Well, first of all, you can't legislate against the 7-footer. It is bad enough he has to go through life with everybody staring at him. He should not be discriminated against in his chosen field, too. If you raise the baskets he still will be 12 inches closer than the 6-footer. Frankly, they've been talking about the high scores since before I came into the NBA in 1950, and I'm inclined to think it a less serious problem than it is made out to be. I watched a hockey game go 20 or 30 minutes without a score the other night and was so frustrated I almost left the rink.

There are no goons, as such, in pro basketball. Wilt Chamberlain is a fine all-round athlete. Bill Russell was good enough in track to be considered for the Olympics. The Lovellettes and the Pettits are just as agile and coordinated as the smaller man was a decade or so ago. When you've got Oscar Robertson or Jerry West or Richie Guerin doing the same things better, who needs the 6-footer? Maybe we all mourn the passing of the exciting little player, but he has lost out to some unshakable logic: teams with good big men beat teams with good little men.

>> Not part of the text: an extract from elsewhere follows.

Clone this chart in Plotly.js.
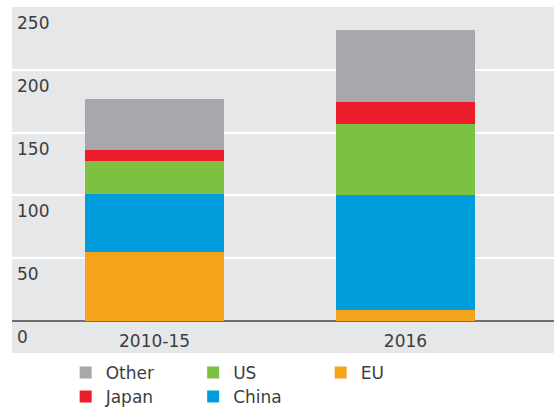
<!DOCTYPE html>
<html>
<head>
<meta charset="utf-8">
<script src="https://cdn.plot.ly/plotly-3.0.1.min.js"></script>
<style>html,body{margin:0;padding:0;background:#fff;}#chart{width:554px;height:408px;}</style>
</head>
<body>
<div id="chart"></div>
<script>
// ---- data ----
const categories = ['2010-15', '2016'];
const xTickText = ['2010-15', '2016'];
const euValues = [55, 9];
const chinaValues = [46.5, 91];
const usValues = [25.5, 57];
const japanValues = [9, 17];
const otherValues = [41, 58];
const yTickValues = [0, 50, 100, 150, 200, 250];
const yTickText = ['0', '50', '100', '150', '200', '250'];

// ---- styles ----
const textColor = '#3d3d3f';
const font = {family: 'DejaVu Sans', size: 17, color: textColor};

function bar(name, values, color, rank, legendId) {
  return {
    type: 'bar', name: name, x: categories, y: values,
    width: 0.554, marker: {color: color, line: {width: 0}},
    legendrank: rank, legend: legendId, hoverinfo: 'skip'
  };
}

const traces = [
  bar('EU', euValues, '#f6a31c', 3, 'legend'),
  bar('China', chinaValues, '#009ddc', 2, 'legend2'),
  bar('US', usValues, '#7cc142', 2, 'legend'),
  bar('Japan', japanValues, '#ec1c2a', 1, 'legend2'),
  bar('Other', otherValues, '#a6a8ab', 1, 'legend')
];

const legendCommon = {
  orientation: 'h', xanchor: 'left', yanchor: 'middle',
  x: 0.099, entrywidth: 82.5, entrywidthmode: 'pixels',
  bgcolor: 'rgba(0,0,0,0)', borderwidth: 0,
  font: {family: 'DejaVu Sans', size: 17, color: textColor},
  traceorder: 'normal', itemclick: false, itemdoubleclick: false
};

const layout = {
  width: 554, height: 408,
  margin: {l: 12, r: 0, t: 7, b: 55, autoexpand: false},
  paper_bgcolor: '#ffffff',
  plot_bgcolor: '#e6e7e8',
  barmode: 'stack',
  bargap: 0,
  font: font,
  showlegend: true,
  legend: Object.assign({}, legendCommon, {y: -0.058}),
  legend2: Object.assign({}, legendCommon, {y: -0.127}),
  xaxis: {
    type: 'category', categoryorder: 'array', categoryarray: categories,
    range: [-0.568, 1.592], fixedrange: true,
    tickvals: categories, ticktext: xTickText,
    ticklabelposition: 'inside', ticks: '', showline: false, showgrid: false,
    zeroline: false,
    tickfont: {family: 'DejaVu Sans', size: 17, color: textColor}
  },
  yaxis: {
    range: [-25.5, 250], fixedrange: true,
    tickvals: yTickValues, ticktext: yTickText,
    ticklabelposition: 'inside', ticklabelshift: 16, ticklabelstandoff: 2,
    ticks: '', showline: false,
    showgrid: true, gridcolor: '#ffffff', gridwidth: 2,
    zeroline: true, zerolinecolor: '#6d6e71', zerolinewidth: 2,
    tickfont: {family: 'DejaVu Sans', size: 17, color: textColor}
  }
};

Plotly.newPlot('chart', traces, layout, {displayModeBar: false, staticPlot: true});
</script>
</body>
</html>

So you don't raise the basket. And you can't change the value of the field goal because that would foul up every existing statistic, and statistics are the lifeblood of sports publicity. What do you do in addition to trimming the schedule? I do not have a spectacular solution, but I feel there is one plausible answer: a re-emphasis on defense. The good defensive player is lost today under the deluge of points, points, points. He gets little credit.

This concept has to change, and it must be changed from the very grass roots of the game—from sandlot on up. You don't realize the importance of defense until you see a guy like Russell, who plays it so well. Officials can do much to help the situation. Today the advantage is strictly with the offensive man. On the charge-block call, it is the defensive player who is most often penalized. I would rather see a closer watch put on the offensive player—for palming, for walking, for extra steps on jump shots. Cut down his advantage. The defensive player today is a vastly discouraged man, often afraid to perform routine duties for fear of being charged with a foul.

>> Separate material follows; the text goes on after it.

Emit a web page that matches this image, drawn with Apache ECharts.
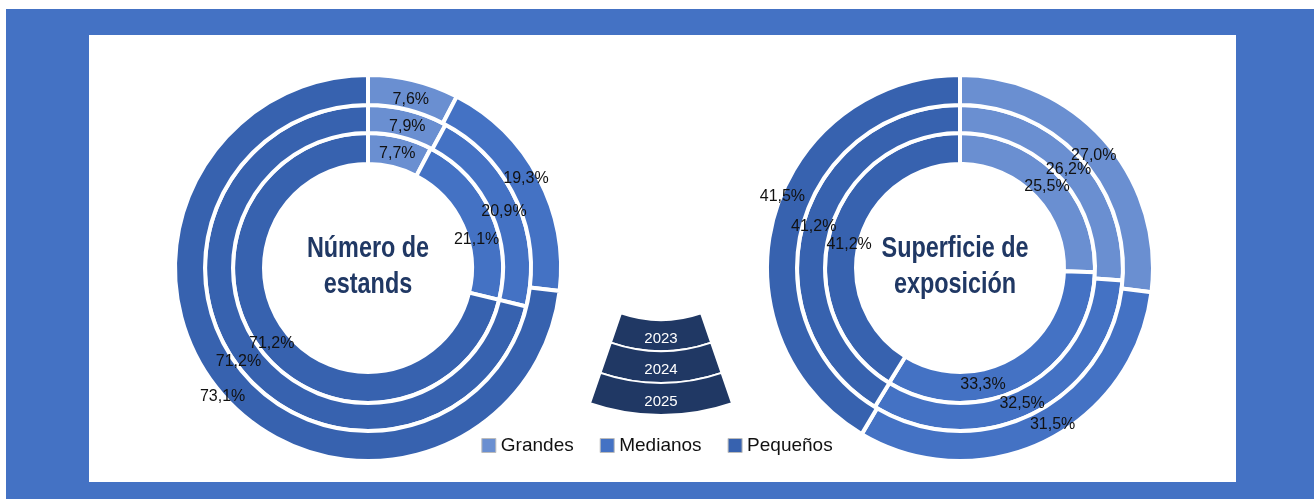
<!DOCTYPE html>
<html>
<head>
<meta charset="utf-8">
<script src="https://cdn.jsdelivr.net/npm/echarts@6/dist/echarts.min.js"></script>
<style>
html, body { margin: 0; padding: 0; background: #fff; }
#main { width: 1314px; height: 499px; }
</style>
</head>
<body>
<div id="main"></div>
<script>
var chartDom = document.getElementById('main');
var myChart = echarts.init(chartDom);

// datos (%)
var categories = ['Grandes', 'Medianos', 'Pequeños'];
var years = ['2023', '2024', '2025'];
var estands2023 = [7.7, 21.1, 71.2];
var estands2024 = [7.9, 20.9, 71.2];
var estands2025 = [7.6, 19.3, 73.1];
var superficie2023 = [25.5, 33.3, 41.2];
var superficie2024 = [26.2, 32.5, 41.2];
var superficie2025 = [27.0, 31.5, 41.5];

var colors = ['#6a8fd1', '#4472c4', '#3762af'];
var navy = '#203864';
var font = "'Liberation Sans', Arial, sans-serif";

// anillos: interior = 2023, exterior = 2025
var ringRadii = [[104, 135], [135, 163], [163, 193]];

// pequeños ajustes de posición de etiquetas (como en el original)
var offsetsEstands = [
    [[0, 5], [-3, 22], [0, 0]],
    [[2, 6], [-3, 5], [-10, 0]],
    [[0, 7], [-2, -5], [-10, 8]]
];
var offsetsSuperficie = [
    [[-1, 4], [-35, 9], [7, 10]],
    [[-3, 5], [-7, 0], [0, 0]],
    [[-2, 7], [13, -6], [-3, -24]]
];

function fmt(v) {
    return v.toFixed(1).replace('.', ',') + '%';
}

function ring(name, values, center, radius, offsets) {
    return {
        name: name,
        type: 'pie',
        center: center,
        radius: radius,
        startAngle: 90,
        clockwise: true,
        avoidLabelOverlap: false,
        silent: true,
        label: {
            show: true,
            position: 'inside',
            formatter: function (p) { return fmt(p.value); },
            color: '#111',
            fontSize: 16,
            fontFamily: font
        },
        labelLayout: { hideOverlap: false },
        labelLine: { show: false },
        itemStyle: { borderColor: '#fff', borderWidth: 4 },
        data: categories.map(function (c, i) {
            return {
                name: c,
                value: values[i],
                itemStyle: { color: colors[i] },
                label: { offset: offsets[i] }
            };
        })
    };
}

// clave de años (cuña)
var keyRadii = [[123, 154], [154, 186], [186, 218]];
function keyRing(i) {
    return {
        type: 'pie',
        center: [661, 197],
        radius: keyRadii[i],
        startAngle: 289,
        clockwise: true,
        silent: true,
        avoidLabelOverlap: false,
        labelLayout: { hideOverlap: false },
        labelLine: { show: false },
        data: [
            {
                name: years[i], value: 38,
                itemStyle: { color: navy, borderColor: '#fff', borderWidth: 2 },
                label: { show: true, position: 'inside', formatter: '{b}', color: '#fff', fontSize: 15, fontFamily: font }
            },
            {
                name: 'resto', value: 322,
                itemStyle: { color: 'rgba(0,0,0,0)' },
                label: { show: false }
            }
        ]
    };
}

var estands = [estands2023, estands2024, estands2025];
var superficie = [superficie2023, superficie2024, superficie2025];
var series = [];
for (var i = 0; i < 3; i++) {
    series.push(ring('Número de estands ' + years[i], estands[i], [368, 268], ringRadii[i], offsetsEstands[i]));
}
for (var j = 0; j < 3; j++) {
    series.push(ring('Superficie de exposición ' + years[j], superficie[j], [960, 268], ringRadii[j], offsetsSuperficie[j]));
}
for (var k = 0; k < 3; k++) {
    series.push(keyRing(k));
}

var titleStyle = {
    fill: navy,
    fontSize: 30,
    fontWeight: 'bold',
    fontFamily: font,
    align: 'center',
    verticalAlign: 'middle',
    lineHeight: 36
};

option = {
    animation: false,
    color: colors,
    graphic: [
        { type: 'rect', z: -10, shape: { x: 6, y: 9, width: 1308, height: 490 }, style: { fill: '#4472c4' } },
        { type: 'rect', z: -9, shape: { x: 89, y: 35, width: 1147, height: 447 }, style: { fill: '#fff' } },
        // títulos centrales, estrechados para imitar la fuente condensada
        { type: 'text', z: 10, x: 368, y: 267, scaleX: 0.78, style: Object.assign({ text: 'Número de\nestands' }, titleStyle) },
        { type: 'text', z: 10, x: 955, y: 267, scaleX: 0.78, style: Object.assign({ text: 'Superficie de\nexposición' }, titleStyle) }
    ],
    legend: {
        data: categories,
        left: 'center',
        top: 431,
        itemWidth: 14,
        itemHeight: 14,
        itemGap: 26,
        icon: 'rect',
        itemStyle: { borderColor: '#bbb', borderWidth: 1 },
        textStyle: { color: '#111', fontSize: 19, fontFamily: font }
    },
    series: series
};

myChart.setOption(option);
</script>
</body>
</html>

For myself I have thought about retirement every year for the past four. Right now I would say this was my last. Traveling has lost its glamour. I have several good opportunities open in public relations, which I enjoy, and there is the possibility of coaching—in college, where there's less travel and more gratification in seeing what you produce.

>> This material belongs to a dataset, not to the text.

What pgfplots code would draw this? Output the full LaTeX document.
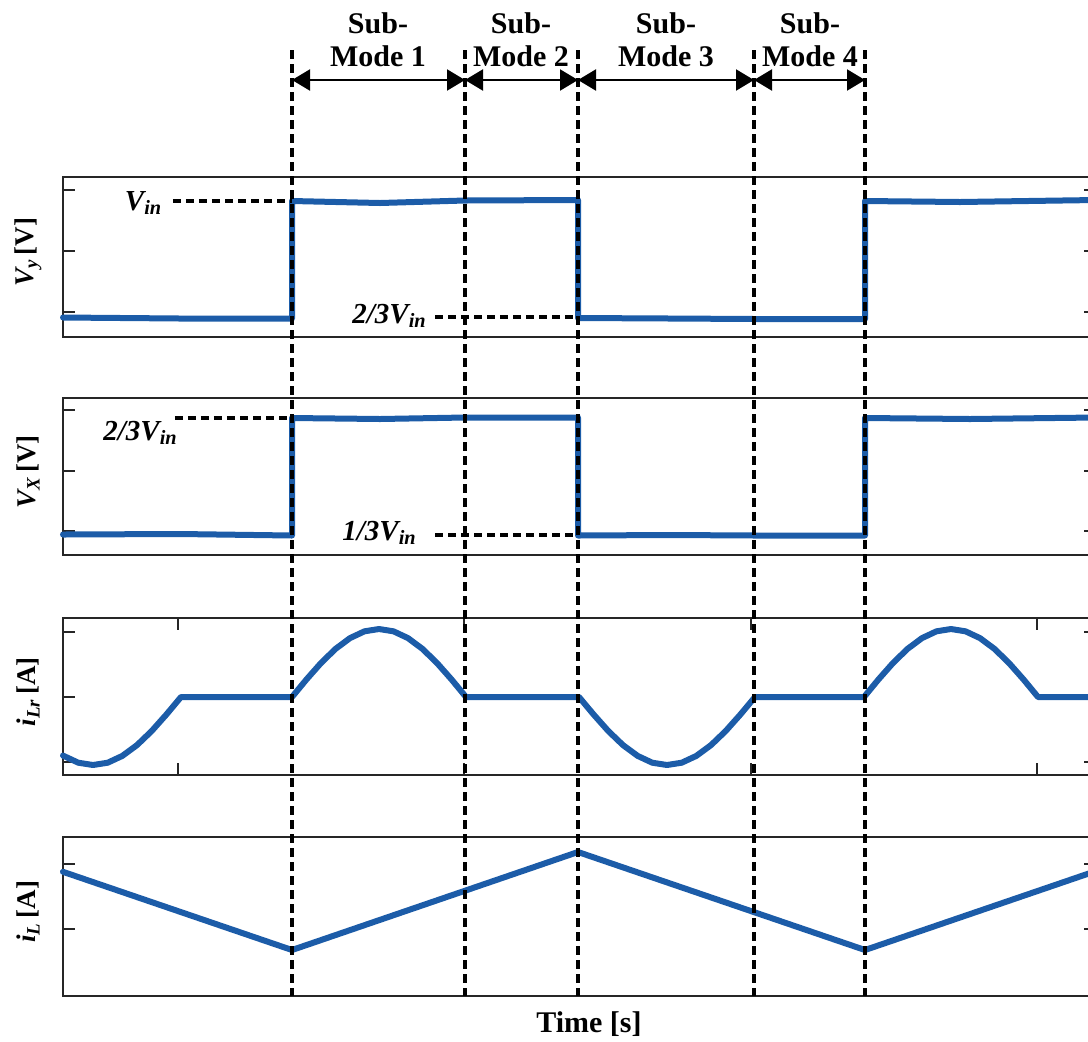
\documentclass[border=0pt]{standalone}
\usepackage{fontspec}
\setmainfont{Liberation Serif}
\usepackage{pgfplots}
\pgfplotsset{compat=1.18}
\usetikzlibrary{arrows.meta}
\definecolor{lineblue}{RGB}{28,92,168}
\newcommand{\lab}[3]{{\bfseries\itshape #1}\textsubscript{\bfseries\itshape #2}\,{\bfseries #3}}
\tikzset{
 vdash/.style={black, line width=1.8pt, dash pattern=on 4.5pt off 2.5pt},
 hdash/.style={black, line width=1.7pt, dash pattern=on 4pt off 2.5pt},
 ann/.style={font=\fontsize{14.5}{16}\selectfont},
 dblarr/.style={line width=1.1pt, {Triangle[length=9pt,width=10.5pt]}-{Triangle[length=9pt,width=10.5pt]}},
 sml/.style={font=\fontsize{15}{16.5}\selectfont\bfseries, align=center},
}
\begin{document}
\begin{tikzpicture}
\path[use as bounding box] (0,0) rectangle (544pt,-520.5pt);
\pgfplotsset{
 panel/.style={scale only axis, width=516.5pt, xmin=63, xmax=1096, ymin=0,
   anchor=south west, xtick=\empty, tick align=inside, ytick pos=both,
   major tick length=6pt, axis line style={black!85, line width=0.8pt},
   every tick/.style={black!85, line width=0.8pt}, yticklabels={}, xticklabels={},
   clip=false,
   ylabel style={at={(rel axis cs:-0.0339,0.53)}, anchor=center, font=\fontsize{13.5}{15}\selectfont}},
 sig/.style={lineblue, line width=3pt, line join=round, line cap=round},
}
% Panel 1: V_y
\begin{axis}[panel, at={(31.5pt,-168.5pt)}, height=80pt, ymax=160, ytick={25,86,147},
  ylabel={\lab{V}{y}{[V]}}]
\addplot[sig] coordinates {(63,19.5) (180,18.5) (292,18.5) (292,136) (380,134) (465,136.5) (578,137) (578,19) (670,18.5) (755,18) (865,18) (865,136) (960,135) (1096,137)};
\end{axis}
% Panel 2: V_X
\begin{axis}[panel, at={(31.5pt,-277.5pt)}, height=78.5pt, ymax=157, ytick={24,84,145},
  ylabel={\lab{V}{X}{[V]}}]
\addplot[sig] coordinates {(63,20.5) (180,21) (292,19.5) (292,137) (380,136) (465,137.5) (578,137.5) (578,19.5) (670,20) (755,19.5) (865,19.5) (865,137) (970,136) (1096,137.5)};
\end{axis}
% Panel 3: i_Lr
\begin{axis}[panel, at={(31.5pt,-387.5pt)}, height=78.5pt, ymax=157, ytick={13,78,143},
  xtick={178,464,751,1037}, xtick pos=both,
  ylabel={\lab{i}{Lr}{[A]}}]
\addplot[sig] coordinates {
(63,19.5) (63.67,19.1) (78.3,12.3) (93,10) (107.7,12.3) (122.3,19.1) (137,29.9) (151.7,44) (166.3,60.4) (181,78)
(292,78) (306.5,95.6) (321,112) (335.5,126.1) (350,136.9) (364.5,143.7) (379,146) (393.5,143.7) (408,136.9) (422.5,126.1) (437,112) (451.5,95.6) (466,78)
(579,78) (593.7,60.4) (608.3,44) (623,29.9) (637.7,19.1) (652.3,12.3) (667,10) (681.7,12.3) (696.3,19.1) (711,29.9) (725.7,44) (740.3,60.4) (755,78)
(864,78) (878.5,95.6) (893,112) (907.5,126.1) (922,136.9) (936.5,143.7) (951,146) (965.5,143.7) (980,136.9) (994.5,126.1) (1009,112) (1023.5,95.6) (1038,78)
(1096,78)};
\end{axis}
% Panel 4: i_L with overlays
\begin{axis}[panel, at={(31.5pt,-498pt)}, height=79.5pt, ymax=159, ytick={67,132},
  ylabel={\lab{i}{L}{[A]}}]
\addplot[sig] coordinates {(63,124.2) (292,46) (578,144) (865,46) (1096,125)};
% vertical dashed boundaries
\pgfplotsinvokeforeach{292,465,578,754,865}{
  \draw[vdash] (axis cs:#1,946) -- (axis cs:#1,0);
}
% arrows
\draw[dblarr] (axis cs:292,916) -- (axis cs:465,916);
\draw[dblarr] (axis cs:465,916) -- (axis cs:578,916);
\draw[dblarr] (axis cs:578,916) -- (axis cs:754,916);
\draw[dblarr] (axis cs:754,916) -- (axis cs:865,916);
% sub-mode labels
\node[sml] at (axis cs:378,956.5) {Sub-\\Mode 1};
\node[sml] at (axis cs:521,956.5) {Sub-\\Mode 2};
\node[sml] at (axis cs:666,956.5) {Sub-\\Mode 3};
\node[sml] at (axis cs:810,956.5) {Sub-\\Mode 4};
% level annotations
\draw[hdash] (axis cs:173,795) -- (axis cs:292,795);
\node[ann] at (axis cs:146,793) {\lab{V}{in}{}};
\draw[hdash] (axis cs:435,679) -- (axis cs:578,679);
\node[ann] at (axis cs:392,680) {\lab{2/3V}{in}{}};
\draw[hdash] (axis cs:175,578) -- (axis cs:292,578);
\node[ann] at (axis cs:143,563) {\lab{2/3V}{in}{}};
\draw[hdash] (axis cs:435,461) -- (axis cs:578,461);
\node[ann] at (axis cs:382,463) {\lab{1/3V}{in}{}};
% x label
\node[font=\fontsize{15}{17}\selectfont\bfseries] at (axis cs:589,-28) {Time [s]};
\end{axis}
\end{tikzpicture}
\end{document}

But, of course, the spring will come and then the fall and there will be time to talk to my legs and then I'll have to fight the urge to play again. If I could, I'd probably play the rest of my life. It's the timing that counts now. Knowing when to quit and still enjoy the prestige, like a DiMaggio or a Marciano. You can ruin it with one bad year.

We complain, of course, no matter what we do. Whether it's writing books or washing dishes. At the risk of sounding trite, I must say that basketball has given me everything, including a college education. And the NBA is a long way from going out of business—the pay is better than ever. But my kids are growing up and they are at the age—Marie is 11 and Mary is 9—when they're becoming aware their father is a bit of a freak. They enjoy it, but they'd like to have me home more. I can make it up to my wife in later years, but you can't do that with kids. They pass you by too quickly. They are like the big tall men who keep coming on and on.